:: RECORDS FOR PROCESSING
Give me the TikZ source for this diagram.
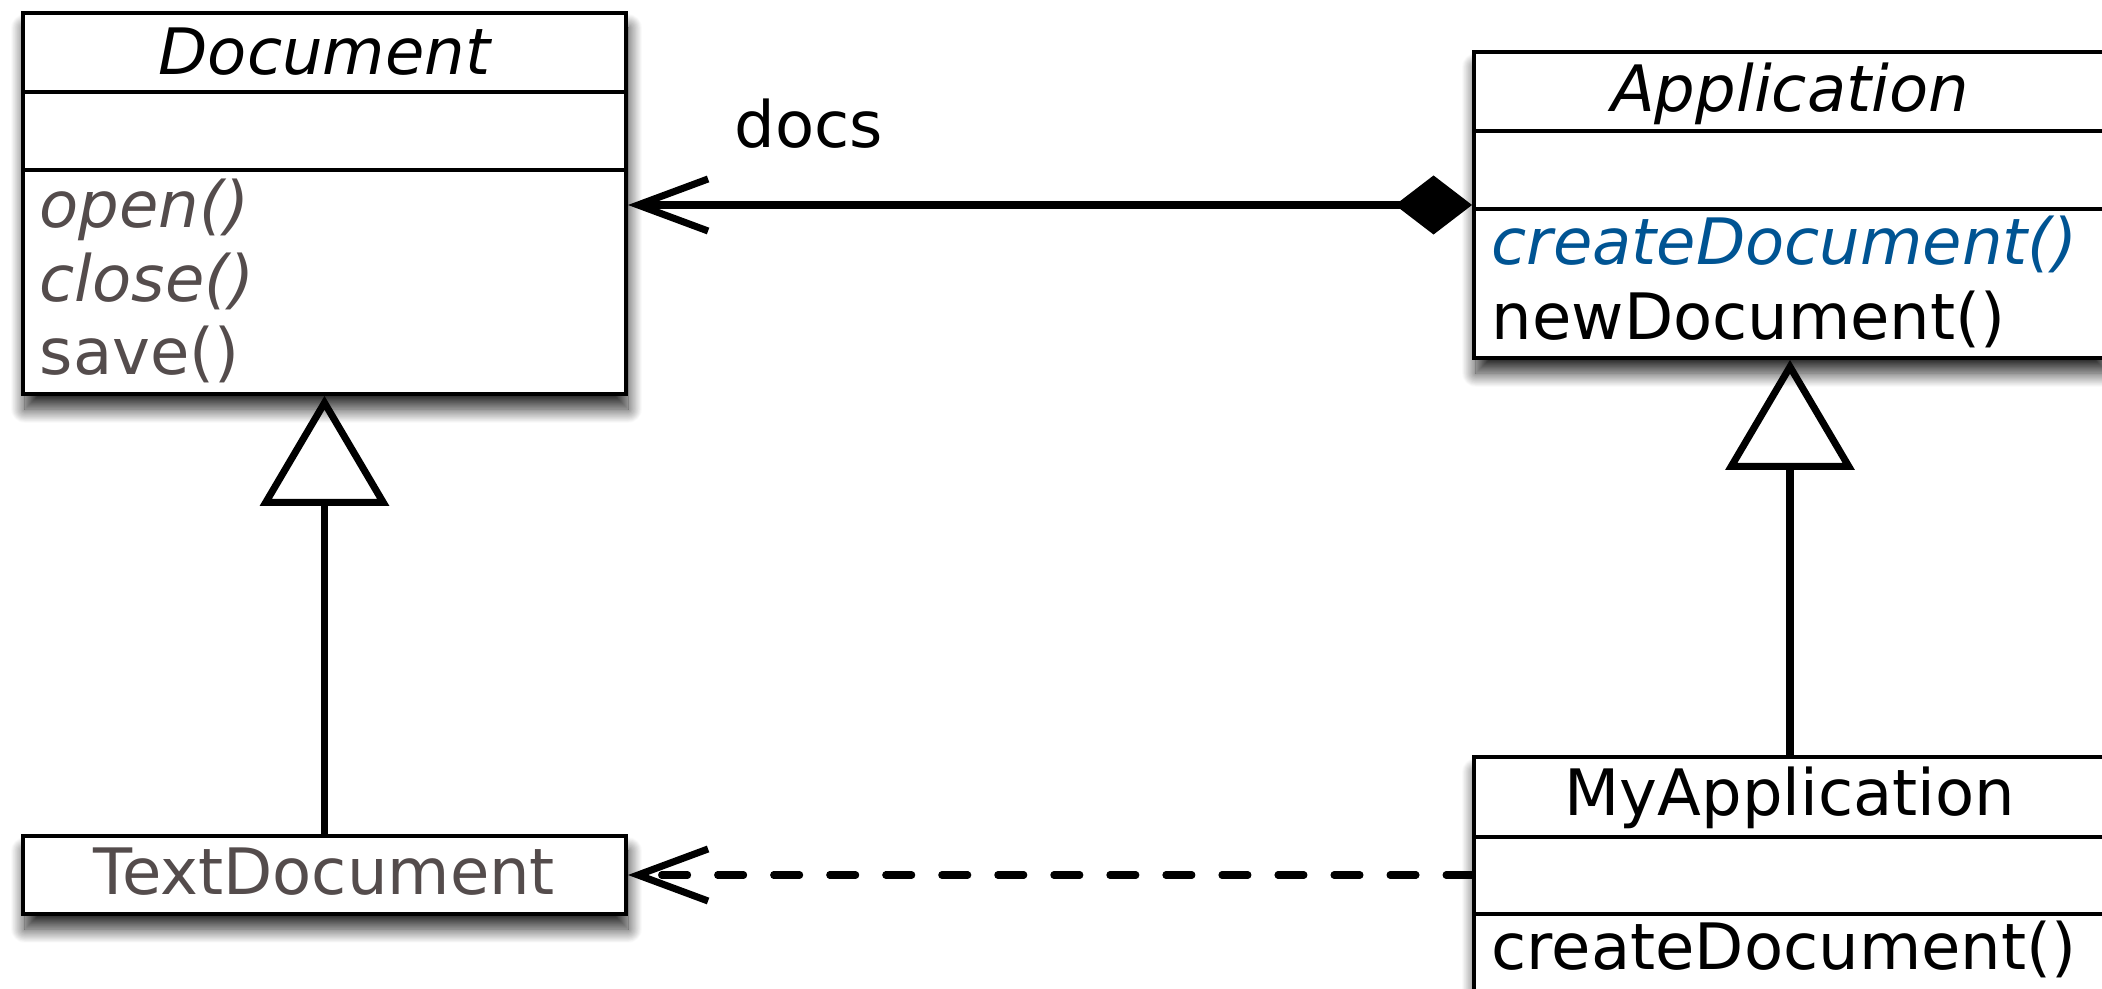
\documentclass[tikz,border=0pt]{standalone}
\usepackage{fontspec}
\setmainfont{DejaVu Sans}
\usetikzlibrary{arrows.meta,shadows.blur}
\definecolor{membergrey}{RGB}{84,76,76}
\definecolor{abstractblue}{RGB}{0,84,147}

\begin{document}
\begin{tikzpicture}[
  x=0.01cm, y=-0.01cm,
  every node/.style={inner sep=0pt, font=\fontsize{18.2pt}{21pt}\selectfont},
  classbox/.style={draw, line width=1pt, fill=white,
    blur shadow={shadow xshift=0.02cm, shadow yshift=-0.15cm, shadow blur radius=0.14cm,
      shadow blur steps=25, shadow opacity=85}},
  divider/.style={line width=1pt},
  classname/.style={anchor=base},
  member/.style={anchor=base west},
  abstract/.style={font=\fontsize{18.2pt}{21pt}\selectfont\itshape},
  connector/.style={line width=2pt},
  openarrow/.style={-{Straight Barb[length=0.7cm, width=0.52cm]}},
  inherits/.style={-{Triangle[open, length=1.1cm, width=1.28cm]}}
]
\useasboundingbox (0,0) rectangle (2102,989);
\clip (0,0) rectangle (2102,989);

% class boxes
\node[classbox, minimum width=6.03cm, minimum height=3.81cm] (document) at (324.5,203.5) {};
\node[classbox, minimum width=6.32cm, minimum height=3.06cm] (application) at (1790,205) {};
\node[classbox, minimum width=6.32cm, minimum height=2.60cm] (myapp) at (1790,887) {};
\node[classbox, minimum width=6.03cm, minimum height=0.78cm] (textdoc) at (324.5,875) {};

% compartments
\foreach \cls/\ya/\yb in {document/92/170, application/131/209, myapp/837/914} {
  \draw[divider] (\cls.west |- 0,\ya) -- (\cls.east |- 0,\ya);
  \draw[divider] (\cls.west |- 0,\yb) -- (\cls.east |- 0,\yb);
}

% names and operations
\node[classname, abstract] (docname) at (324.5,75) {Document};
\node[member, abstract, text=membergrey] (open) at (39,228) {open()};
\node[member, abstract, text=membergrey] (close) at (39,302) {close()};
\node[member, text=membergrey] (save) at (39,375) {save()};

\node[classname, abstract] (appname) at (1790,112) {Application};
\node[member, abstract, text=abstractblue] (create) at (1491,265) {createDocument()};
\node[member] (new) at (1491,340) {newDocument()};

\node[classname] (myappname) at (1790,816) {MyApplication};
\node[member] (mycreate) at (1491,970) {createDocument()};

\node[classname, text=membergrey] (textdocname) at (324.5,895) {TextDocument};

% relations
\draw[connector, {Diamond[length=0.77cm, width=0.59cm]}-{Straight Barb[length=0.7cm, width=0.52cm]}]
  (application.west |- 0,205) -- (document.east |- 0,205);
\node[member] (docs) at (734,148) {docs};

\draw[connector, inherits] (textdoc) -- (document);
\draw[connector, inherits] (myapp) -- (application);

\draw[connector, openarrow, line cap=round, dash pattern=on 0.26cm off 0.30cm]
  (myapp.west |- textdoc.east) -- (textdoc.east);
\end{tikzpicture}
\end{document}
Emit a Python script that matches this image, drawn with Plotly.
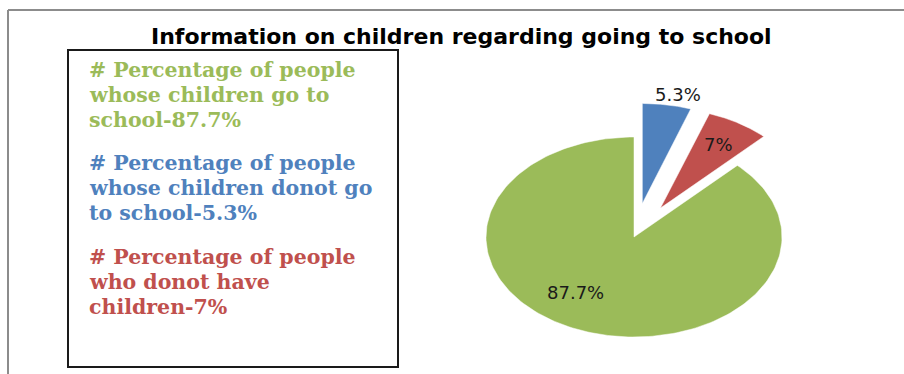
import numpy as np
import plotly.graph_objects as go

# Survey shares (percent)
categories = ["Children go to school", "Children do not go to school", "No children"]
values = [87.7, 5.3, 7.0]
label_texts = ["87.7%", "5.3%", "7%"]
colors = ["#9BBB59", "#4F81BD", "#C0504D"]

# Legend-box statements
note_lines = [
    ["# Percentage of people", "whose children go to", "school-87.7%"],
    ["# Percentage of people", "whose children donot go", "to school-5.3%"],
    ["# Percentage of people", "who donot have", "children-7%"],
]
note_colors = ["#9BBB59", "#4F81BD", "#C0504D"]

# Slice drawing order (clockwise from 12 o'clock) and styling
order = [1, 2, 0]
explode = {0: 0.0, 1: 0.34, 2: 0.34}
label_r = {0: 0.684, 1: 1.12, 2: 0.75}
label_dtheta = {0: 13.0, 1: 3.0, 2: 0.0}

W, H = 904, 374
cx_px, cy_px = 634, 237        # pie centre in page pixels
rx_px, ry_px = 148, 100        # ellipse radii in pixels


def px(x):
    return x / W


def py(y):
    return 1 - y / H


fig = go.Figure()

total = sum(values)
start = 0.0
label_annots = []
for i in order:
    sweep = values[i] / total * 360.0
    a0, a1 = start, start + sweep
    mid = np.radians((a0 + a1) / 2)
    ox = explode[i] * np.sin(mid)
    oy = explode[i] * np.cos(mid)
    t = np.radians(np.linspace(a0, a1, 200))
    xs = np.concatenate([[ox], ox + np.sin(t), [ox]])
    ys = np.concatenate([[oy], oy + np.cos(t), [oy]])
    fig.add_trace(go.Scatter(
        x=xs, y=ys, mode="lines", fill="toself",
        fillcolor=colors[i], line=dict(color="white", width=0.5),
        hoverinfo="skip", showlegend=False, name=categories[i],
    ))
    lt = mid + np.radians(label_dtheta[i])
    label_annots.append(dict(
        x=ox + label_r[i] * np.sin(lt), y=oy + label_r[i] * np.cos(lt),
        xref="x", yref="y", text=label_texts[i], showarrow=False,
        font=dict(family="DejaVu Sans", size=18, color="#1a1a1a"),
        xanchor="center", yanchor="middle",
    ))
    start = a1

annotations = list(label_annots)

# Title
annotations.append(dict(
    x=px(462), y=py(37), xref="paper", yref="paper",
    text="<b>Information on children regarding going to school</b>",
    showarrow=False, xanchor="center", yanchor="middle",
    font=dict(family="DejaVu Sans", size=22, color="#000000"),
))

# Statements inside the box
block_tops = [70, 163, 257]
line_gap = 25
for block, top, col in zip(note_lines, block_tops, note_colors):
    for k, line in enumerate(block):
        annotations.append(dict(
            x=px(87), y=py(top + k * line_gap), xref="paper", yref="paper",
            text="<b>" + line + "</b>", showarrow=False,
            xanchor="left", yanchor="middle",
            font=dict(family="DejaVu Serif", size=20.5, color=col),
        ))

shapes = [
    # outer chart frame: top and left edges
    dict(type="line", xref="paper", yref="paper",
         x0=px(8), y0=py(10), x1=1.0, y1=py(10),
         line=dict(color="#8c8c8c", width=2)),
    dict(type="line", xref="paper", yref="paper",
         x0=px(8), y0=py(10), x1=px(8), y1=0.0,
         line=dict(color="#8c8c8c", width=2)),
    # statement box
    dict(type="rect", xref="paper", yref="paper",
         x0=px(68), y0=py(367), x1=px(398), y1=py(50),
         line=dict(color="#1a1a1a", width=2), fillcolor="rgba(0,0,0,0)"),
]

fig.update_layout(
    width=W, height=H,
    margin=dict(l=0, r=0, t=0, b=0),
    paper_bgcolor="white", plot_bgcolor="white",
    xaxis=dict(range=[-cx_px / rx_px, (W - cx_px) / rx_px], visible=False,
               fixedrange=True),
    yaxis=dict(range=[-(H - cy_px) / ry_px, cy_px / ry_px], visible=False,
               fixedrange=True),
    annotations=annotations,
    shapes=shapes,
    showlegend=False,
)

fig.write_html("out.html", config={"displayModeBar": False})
::::
> **INSTRUCTIONS TO FOLLOW**: Restate each line from the start of the listing through the line bearing "width=6.03cm, minimum height=0.78cm]" word for word. Drop the pictures.

> **CORRECT RESULT**:
Give me the TikZ source for this diagram.
\documentclass[tikz,border=0pt]{standalone}
\usepackage{fontspec}
\setmainfont{DejaVu Sans}
\usetikzlibrary{arrows.meta,shadows.blur}
\definecolor{membergrey}{RGB}{84,76,76}
\definecolor{abstractblue}{RGB}{0,84,147}

\begin{document}
\begin{tikzpicture}[
  x=0.01cm, y=-0.01cm,
  every node/.style={inner sep=0pt, font=\fontsize{18.2pt}{21pt}\selectfont},
  classbox/.style={draw, line width=1pt, fill=white,
    blur shadow={shadow xshift=0.02cm, shadow yshift=-0.15cm, shadow blur radius=0.14cm,
      shadow blur steps=25, shadow opacity=85}},
  divider/.style={line width=1pt},
  classname/.style={anchor=base},
  member/.style={anchor=base west},
  abstract/.style={font=\fontsize{18.2pt}{21pt}\selectfont\itshape},
  connector/.style={line width=2pt},
  openarrow/.style={-{Straight Barb[length=0.7cm, width=0.52cm]}},
  inherits/.style={-{Triangle[open, length=1.1cm, width=1.28cm]}}
]
\useasboundingbox (0,0) rectangle (2102,989);
\clip (0,0) rectangle (2102,989);

% class boxes
\node[classbox, minimum width=6.03cm, minimum height=3.81cm] (document) at (324.5,203.5) {};
\node[classbox, minimum width=6.32cm, minimum height=3.06cm] (application) at (1790,205) {};
\node[classbox, minimum width=6.32cm, minimum height=2.60cm] (myapp) at (1790,887) {};
\node[classbox, minimum width=6.03cm, minimum height=0.78cm] (textdoc) at (324.5,875) {};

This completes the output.